### Objective
Look through the listing below for the line containing "Convert this chart to Chart.js code.". Copy it and each line after it up to and including the line containing "const redDensity = [0, 28, 28, 0];", exactly, leaving out pictures.
---------- Entries
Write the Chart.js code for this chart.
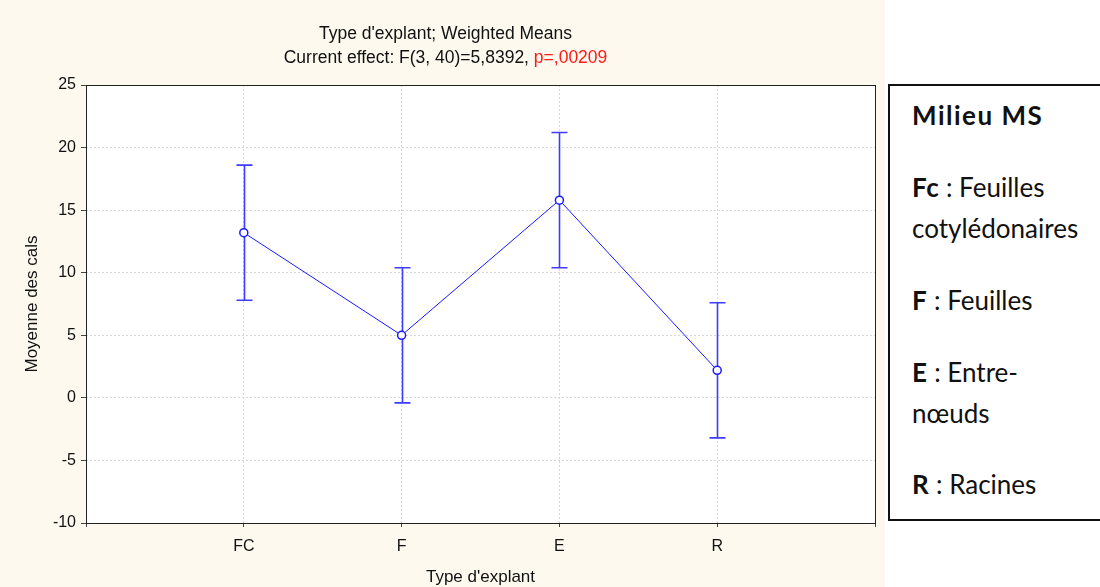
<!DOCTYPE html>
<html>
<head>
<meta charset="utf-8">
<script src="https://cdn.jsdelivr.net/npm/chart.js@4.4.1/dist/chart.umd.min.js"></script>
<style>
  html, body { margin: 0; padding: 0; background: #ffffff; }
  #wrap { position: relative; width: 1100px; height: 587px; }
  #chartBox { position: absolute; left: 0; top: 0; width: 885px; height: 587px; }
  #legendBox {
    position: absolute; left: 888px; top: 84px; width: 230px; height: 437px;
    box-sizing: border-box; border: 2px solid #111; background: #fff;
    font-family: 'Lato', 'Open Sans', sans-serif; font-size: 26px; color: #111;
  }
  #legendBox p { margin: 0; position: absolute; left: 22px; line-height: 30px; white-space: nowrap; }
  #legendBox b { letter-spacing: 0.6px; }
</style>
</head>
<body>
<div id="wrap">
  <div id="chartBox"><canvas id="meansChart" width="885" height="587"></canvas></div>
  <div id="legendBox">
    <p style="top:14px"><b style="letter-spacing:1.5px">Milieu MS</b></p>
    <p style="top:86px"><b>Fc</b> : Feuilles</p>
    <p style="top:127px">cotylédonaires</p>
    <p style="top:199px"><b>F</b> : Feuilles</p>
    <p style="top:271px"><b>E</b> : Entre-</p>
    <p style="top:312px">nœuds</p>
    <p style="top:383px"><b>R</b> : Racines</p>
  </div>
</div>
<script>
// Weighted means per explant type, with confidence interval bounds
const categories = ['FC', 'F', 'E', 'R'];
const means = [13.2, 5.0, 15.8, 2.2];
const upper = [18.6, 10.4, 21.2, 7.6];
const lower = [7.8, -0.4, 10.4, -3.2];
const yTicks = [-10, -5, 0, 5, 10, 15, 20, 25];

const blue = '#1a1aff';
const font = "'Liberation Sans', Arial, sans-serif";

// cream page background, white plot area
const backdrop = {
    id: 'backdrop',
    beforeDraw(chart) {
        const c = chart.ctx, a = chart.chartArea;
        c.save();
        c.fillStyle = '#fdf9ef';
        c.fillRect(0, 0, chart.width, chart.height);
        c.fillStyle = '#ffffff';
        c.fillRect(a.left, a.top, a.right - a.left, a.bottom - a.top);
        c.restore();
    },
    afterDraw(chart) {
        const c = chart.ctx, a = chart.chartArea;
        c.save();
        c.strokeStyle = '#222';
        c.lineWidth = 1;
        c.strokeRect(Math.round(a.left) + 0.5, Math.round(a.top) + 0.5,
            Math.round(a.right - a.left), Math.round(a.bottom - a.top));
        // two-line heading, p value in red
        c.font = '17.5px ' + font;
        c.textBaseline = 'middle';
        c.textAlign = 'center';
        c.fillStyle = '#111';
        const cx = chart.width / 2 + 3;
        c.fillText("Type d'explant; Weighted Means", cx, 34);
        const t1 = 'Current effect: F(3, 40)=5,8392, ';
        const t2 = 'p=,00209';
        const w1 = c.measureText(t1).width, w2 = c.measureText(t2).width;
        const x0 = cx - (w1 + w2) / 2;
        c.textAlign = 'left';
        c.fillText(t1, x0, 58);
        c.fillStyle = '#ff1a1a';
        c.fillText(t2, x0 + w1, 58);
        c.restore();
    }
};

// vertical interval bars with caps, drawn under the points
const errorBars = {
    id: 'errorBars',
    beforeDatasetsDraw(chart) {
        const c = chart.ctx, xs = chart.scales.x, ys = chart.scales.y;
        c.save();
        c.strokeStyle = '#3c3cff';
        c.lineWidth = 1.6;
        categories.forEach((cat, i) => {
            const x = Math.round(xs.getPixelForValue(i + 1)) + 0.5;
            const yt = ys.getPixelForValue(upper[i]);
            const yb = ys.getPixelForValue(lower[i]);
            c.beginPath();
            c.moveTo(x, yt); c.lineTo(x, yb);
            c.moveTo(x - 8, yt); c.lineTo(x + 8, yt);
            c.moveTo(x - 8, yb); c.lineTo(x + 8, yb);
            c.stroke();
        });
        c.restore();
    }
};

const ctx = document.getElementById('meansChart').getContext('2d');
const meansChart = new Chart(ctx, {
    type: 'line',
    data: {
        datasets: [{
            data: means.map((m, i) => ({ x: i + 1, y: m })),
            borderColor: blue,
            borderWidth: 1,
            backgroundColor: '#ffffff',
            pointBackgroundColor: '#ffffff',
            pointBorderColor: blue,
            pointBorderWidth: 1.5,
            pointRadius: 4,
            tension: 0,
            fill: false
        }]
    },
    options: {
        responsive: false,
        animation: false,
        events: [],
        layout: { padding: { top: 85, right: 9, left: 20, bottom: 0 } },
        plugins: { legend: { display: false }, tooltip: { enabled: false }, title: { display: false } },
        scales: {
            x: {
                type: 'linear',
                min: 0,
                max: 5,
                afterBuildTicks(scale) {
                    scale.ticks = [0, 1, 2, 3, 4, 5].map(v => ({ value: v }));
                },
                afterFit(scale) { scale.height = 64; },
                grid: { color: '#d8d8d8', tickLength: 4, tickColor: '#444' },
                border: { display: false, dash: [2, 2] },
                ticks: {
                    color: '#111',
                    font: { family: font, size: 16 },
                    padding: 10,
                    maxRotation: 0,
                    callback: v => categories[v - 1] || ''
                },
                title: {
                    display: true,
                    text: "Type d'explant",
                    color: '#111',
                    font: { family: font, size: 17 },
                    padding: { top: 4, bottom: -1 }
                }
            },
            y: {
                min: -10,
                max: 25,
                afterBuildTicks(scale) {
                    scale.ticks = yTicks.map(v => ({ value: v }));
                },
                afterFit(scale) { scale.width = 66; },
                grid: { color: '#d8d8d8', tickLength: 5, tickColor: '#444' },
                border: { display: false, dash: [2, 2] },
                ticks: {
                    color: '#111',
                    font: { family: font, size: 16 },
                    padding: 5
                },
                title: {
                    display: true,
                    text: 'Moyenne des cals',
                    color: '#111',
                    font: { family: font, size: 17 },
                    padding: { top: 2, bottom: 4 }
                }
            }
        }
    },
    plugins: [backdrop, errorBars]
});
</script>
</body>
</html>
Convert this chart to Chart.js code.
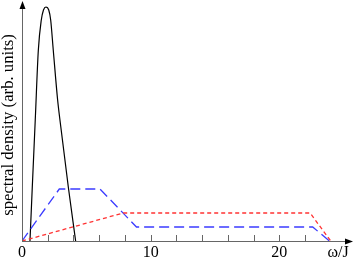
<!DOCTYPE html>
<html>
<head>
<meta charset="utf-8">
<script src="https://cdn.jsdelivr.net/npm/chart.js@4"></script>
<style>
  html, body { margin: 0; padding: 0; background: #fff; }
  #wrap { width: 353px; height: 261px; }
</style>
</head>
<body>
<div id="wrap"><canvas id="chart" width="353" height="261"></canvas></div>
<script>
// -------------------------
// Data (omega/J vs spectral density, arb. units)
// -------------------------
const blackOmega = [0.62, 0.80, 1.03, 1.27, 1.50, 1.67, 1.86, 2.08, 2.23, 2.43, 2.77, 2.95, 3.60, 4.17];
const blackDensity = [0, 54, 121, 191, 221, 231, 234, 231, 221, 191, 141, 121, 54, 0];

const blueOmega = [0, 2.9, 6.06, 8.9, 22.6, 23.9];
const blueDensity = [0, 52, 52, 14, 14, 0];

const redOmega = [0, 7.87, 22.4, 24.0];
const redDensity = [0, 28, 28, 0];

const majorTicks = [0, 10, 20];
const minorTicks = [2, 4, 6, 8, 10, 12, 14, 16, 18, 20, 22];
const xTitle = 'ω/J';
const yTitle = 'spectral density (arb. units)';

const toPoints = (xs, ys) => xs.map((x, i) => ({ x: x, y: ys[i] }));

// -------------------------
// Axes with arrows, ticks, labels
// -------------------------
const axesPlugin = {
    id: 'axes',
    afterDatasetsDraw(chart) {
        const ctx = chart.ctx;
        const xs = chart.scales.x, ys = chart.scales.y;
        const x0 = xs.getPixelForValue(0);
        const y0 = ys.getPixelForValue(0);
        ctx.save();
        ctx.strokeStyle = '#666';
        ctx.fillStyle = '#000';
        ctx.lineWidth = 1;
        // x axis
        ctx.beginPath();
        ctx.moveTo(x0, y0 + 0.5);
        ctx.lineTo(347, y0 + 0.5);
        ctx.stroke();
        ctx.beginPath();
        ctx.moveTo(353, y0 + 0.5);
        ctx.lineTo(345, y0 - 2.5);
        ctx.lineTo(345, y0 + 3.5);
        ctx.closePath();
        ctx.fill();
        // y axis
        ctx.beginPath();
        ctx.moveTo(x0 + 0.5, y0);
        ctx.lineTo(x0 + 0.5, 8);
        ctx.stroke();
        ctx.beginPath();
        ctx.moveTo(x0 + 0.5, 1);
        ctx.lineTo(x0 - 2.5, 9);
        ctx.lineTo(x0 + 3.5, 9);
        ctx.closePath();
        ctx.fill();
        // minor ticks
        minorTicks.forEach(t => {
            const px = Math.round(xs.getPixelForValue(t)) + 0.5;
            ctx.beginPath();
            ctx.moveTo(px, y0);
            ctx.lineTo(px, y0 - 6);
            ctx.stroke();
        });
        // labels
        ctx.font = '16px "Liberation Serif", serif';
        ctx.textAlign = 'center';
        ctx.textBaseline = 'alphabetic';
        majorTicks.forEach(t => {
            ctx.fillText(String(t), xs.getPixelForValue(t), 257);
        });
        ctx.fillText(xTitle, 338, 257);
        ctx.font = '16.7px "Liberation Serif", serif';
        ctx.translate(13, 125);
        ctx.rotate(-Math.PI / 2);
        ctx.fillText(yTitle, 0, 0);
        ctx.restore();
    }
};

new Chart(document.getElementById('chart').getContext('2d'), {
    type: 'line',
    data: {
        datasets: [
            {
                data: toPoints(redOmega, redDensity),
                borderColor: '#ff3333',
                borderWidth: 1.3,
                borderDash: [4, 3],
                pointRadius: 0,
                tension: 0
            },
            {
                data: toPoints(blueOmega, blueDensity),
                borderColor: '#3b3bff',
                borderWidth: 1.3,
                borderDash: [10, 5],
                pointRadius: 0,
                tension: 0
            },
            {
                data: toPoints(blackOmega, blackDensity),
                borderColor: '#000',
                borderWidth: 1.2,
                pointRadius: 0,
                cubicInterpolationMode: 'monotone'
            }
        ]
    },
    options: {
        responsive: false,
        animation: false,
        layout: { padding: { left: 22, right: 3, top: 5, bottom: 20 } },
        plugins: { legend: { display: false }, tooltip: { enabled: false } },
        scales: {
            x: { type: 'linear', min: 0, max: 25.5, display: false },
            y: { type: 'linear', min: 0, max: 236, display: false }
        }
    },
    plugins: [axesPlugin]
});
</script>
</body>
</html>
--------------------
### Answer to the task
Convert this chart to Chart.js code.
<!DOCTYPE html>
<html>
<head>
<meta charset="utf-8">
<script src="https://cdn.jsdelivr.net/npm/chart.js@4"></script>
<style>
  html, body { margin: 0; padding: 0; background: #fff; }
  #wrap { width: 353px; height: 261px; }
</style>
</head>
<body>
<div id="wrap"><canvas id="chart" width="353" height="261"></canvas></div>
<script>
// -------------------------
// Data (omega/J vs spectral density, arb. units)
// -------------------------
const blackOmega = [0.62, 0.80, 1.03, 1.27, 1.50, 1.67, 1.86, 2.08, 2.23, 2.43, 2.77, 2.95, 3.60, 4.17];
const blackDensity = [0, 54, 121, 191, 221, 231, 234, 231, 221, 191, 141, 121, 54, 0];

const blueOmega = [0, 2.9, 6.06, 8.9, 22.6, 23.9];
const blueDensity = [0, 52, 52, 14, 14, 0];

const redOmega = [0, 7.87, 22.4, 24.0];
const redDensity = [0, 28, 28, 0];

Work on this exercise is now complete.